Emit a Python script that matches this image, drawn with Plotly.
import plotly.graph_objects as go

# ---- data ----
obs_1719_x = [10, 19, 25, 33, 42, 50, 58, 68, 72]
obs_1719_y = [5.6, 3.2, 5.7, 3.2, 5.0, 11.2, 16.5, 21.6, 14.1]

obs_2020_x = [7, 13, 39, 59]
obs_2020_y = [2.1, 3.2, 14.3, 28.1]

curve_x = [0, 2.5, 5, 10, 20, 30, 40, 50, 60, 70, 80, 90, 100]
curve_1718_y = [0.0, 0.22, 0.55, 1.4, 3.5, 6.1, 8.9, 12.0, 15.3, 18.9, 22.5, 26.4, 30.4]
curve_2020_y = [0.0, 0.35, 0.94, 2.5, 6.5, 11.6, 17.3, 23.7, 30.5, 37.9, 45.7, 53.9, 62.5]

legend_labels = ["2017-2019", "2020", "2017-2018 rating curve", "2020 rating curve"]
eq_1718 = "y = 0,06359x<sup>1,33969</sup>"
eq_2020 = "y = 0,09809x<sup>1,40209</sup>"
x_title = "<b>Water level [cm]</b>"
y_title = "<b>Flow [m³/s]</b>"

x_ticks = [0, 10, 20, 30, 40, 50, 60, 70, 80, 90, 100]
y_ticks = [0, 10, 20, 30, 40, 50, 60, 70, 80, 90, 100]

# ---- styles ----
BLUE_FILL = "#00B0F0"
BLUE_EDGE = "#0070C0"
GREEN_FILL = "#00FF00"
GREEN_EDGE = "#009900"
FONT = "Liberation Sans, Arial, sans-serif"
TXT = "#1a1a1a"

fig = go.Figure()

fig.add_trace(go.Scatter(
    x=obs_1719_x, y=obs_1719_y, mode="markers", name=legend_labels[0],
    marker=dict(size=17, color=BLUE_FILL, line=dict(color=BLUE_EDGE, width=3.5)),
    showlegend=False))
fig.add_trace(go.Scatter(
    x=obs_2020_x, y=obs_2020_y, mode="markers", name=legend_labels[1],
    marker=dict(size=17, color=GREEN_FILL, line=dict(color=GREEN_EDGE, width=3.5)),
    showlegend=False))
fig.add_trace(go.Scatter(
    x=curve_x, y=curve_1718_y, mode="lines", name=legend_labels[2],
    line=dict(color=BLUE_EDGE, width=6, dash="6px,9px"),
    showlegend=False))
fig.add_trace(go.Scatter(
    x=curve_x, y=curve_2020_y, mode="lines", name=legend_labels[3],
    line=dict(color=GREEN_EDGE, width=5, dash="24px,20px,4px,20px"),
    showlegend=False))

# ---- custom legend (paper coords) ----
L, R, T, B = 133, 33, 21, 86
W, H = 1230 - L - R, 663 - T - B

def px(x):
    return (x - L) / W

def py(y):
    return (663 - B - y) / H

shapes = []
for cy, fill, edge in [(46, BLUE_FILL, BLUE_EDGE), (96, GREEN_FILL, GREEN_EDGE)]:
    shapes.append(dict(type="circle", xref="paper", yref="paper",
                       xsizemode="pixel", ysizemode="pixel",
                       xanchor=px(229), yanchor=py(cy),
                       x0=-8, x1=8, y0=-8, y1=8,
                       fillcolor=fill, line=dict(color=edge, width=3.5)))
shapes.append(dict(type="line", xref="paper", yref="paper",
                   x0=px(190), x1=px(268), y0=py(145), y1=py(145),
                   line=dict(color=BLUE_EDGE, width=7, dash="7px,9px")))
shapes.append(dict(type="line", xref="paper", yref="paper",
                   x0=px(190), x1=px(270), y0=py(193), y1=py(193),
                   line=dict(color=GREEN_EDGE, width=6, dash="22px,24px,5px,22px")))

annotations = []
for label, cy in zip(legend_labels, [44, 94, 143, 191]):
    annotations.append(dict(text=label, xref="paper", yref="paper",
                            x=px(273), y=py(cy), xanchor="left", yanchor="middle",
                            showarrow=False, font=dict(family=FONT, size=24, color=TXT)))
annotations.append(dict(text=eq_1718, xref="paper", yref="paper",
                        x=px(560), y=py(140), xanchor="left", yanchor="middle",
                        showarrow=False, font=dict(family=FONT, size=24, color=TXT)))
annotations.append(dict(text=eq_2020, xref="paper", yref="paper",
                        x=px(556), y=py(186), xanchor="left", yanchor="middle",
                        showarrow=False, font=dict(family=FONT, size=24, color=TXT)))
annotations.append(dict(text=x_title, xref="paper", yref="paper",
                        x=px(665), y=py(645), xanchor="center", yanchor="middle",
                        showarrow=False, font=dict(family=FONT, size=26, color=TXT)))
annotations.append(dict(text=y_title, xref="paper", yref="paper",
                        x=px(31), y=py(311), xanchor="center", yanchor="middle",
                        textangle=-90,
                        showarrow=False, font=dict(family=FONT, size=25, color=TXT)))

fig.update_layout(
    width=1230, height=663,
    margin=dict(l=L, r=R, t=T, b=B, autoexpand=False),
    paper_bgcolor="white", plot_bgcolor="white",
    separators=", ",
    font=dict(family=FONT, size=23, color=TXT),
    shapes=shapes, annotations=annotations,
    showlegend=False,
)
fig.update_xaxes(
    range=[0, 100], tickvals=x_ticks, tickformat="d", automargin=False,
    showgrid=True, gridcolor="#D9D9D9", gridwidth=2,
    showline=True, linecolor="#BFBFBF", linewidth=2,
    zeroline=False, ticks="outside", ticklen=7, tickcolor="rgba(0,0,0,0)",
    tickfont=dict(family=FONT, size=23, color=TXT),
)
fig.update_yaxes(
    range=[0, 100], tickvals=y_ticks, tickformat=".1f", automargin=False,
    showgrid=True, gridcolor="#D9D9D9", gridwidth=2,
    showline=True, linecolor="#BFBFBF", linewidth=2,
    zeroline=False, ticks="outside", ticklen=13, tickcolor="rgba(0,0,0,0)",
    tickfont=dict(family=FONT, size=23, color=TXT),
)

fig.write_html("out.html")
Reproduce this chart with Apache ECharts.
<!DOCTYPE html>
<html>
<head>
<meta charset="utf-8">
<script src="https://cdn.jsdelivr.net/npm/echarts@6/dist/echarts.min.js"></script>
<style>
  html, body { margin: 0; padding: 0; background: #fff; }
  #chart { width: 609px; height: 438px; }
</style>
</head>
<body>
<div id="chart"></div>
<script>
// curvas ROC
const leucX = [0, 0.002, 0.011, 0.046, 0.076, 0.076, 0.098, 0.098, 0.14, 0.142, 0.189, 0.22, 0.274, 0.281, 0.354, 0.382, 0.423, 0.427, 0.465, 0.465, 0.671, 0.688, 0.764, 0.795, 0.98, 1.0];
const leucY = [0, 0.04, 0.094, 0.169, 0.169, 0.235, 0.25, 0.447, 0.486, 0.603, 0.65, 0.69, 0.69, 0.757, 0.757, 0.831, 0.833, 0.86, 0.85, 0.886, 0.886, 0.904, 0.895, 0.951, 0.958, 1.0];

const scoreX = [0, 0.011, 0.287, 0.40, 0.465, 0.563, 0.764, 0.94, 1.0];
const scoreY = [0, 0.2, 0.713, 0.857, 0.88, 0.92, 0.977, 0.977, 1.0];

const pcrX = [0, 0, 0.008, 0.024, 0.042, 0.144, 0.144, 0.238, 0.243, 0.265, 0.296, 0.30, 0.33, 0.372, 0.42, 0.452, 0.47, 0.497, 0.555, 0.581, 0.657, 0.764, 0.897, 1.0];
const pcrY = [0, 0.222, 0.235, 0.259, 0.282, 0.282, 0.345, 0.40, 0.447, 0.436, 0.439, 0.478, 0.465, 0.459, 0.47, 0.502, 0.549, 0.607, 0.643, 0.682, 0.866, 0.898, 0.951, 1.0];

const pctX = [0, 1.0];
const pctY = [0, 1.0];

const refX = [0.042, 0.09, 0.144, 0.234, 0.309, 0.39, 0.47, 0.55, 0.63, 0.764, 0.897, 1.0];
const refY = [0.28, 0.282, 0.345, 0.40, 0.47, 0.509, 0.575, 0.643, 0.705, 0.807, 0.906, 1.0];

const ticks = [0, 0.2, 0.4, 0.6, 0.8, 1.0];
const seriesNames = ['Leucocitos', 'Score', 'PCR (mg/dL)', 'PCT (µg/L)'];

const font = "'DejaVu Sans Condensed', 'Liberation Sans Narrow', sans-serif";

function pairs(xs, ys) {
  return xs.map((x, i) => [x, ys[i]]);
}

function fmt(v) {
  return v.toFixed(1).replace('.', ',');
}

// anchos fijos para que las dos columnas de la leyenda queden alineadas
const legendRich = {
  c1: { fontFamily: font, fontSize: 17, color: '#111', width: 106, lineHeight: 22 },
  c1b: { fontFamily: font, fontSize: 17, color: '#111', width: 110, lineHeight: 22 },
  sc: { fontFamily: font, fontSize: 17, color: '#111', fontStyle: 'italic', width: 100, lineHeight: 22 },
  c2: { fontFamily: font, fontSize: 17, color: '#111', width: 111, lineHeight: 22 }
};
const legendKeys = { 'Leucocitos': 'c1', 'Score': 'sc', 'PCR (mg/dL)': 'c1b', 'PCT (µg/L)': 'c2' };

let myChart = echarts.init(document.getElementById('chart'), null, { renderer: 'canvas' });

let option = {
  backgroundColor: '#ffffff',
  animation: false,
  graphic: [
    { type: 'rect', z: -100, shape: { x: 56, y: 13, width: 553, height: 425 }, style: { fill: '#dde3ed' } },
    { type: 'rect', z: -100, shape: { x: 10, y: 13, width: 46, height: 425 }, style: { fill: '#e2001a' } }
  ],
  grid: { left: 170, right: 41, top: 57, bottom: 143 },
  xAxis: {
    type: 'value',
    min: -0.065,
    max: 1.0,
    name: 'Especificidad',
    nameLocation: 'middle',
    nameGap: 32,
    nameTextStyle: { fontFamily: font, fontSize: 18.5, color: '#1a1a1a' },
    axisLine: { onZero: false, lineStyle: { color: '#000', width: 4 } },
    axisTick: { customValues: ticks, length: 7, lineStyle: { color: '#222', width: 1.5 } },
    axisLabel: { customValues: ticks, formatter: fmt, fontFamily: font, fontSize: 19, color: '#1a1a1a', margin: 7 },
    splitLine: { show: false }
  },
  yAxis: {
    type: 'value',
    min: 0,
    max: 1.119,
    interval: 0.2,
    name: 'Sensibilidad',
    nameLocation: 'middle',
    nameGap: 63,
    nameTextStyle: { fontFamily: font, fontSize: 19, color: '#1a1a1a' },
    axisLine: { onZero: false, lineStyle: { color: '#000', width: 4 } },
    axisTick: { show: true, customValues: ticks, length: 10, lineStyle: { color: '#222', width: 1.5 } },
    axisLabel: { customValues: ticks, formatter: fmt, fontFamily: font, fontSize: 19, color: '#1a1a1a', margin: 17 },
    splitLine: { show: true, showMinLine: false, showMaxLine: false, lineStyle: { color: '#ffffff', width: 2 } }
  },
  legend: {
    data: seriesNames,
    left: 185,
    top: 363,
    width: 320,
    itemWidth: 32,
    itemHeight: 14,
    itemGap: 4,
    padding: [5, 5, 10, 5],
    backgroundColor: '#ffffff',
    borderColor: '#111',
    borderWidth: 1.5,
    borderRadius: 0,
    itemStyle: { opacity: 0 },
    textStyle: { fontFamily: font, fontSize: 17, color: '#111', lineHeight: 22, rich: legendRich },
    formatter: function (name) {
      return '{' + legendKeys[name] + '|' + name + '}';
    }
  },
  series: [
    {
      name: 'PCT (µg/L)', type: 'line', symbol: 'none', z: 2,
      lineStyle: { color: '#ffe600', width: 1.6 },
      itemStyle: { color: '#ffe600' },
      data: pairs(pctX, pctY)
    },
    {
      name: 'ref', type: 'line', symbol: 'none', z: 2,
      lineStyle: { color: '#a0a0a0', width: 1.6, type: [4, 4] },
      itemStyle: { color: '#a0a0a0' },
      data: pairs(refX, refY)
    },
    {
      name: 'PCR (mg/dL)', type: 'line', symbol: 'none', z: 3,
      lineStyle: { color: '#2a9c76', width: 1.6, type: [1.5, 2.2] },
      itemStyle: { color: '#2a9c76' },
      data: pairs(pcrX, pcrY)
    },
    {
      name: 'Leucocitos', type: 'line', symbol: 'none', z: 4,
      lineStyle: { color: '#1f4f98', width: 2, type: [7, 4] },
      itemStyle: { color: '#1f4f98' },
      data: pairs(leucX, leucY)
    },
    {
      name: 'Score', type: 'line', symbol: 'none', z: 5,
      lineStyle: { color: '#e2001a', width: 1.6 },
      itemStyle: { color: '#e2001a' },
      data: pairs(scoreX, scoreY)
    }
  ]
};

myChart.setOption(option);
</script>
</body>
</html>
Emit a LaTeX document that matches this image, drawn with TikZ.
+-------+
Extract, please, the lines from the start of the entries above through the one with "obs_2020_y = [2.1, 3.2, 14.3, 28.1]", both included, reproducing each exactly and adding nothing.

Emit a Python script that matches this image, drawn with Plotly.
import plotly.graph_objects as go

# ---- data ----
obs_1719_x = [10, 19, 25, 33, 42, 50, 58, 68, 72]
obs_1719_y = [5.6, 3.2, 5.7, 3.2, 5.0, 11.2, 16.5, 21.6, 14.1]

obs_2020_x = [7, 13, 39, 59]
obs_2020_y = [2.1, 3.2, 14.3, 28.1]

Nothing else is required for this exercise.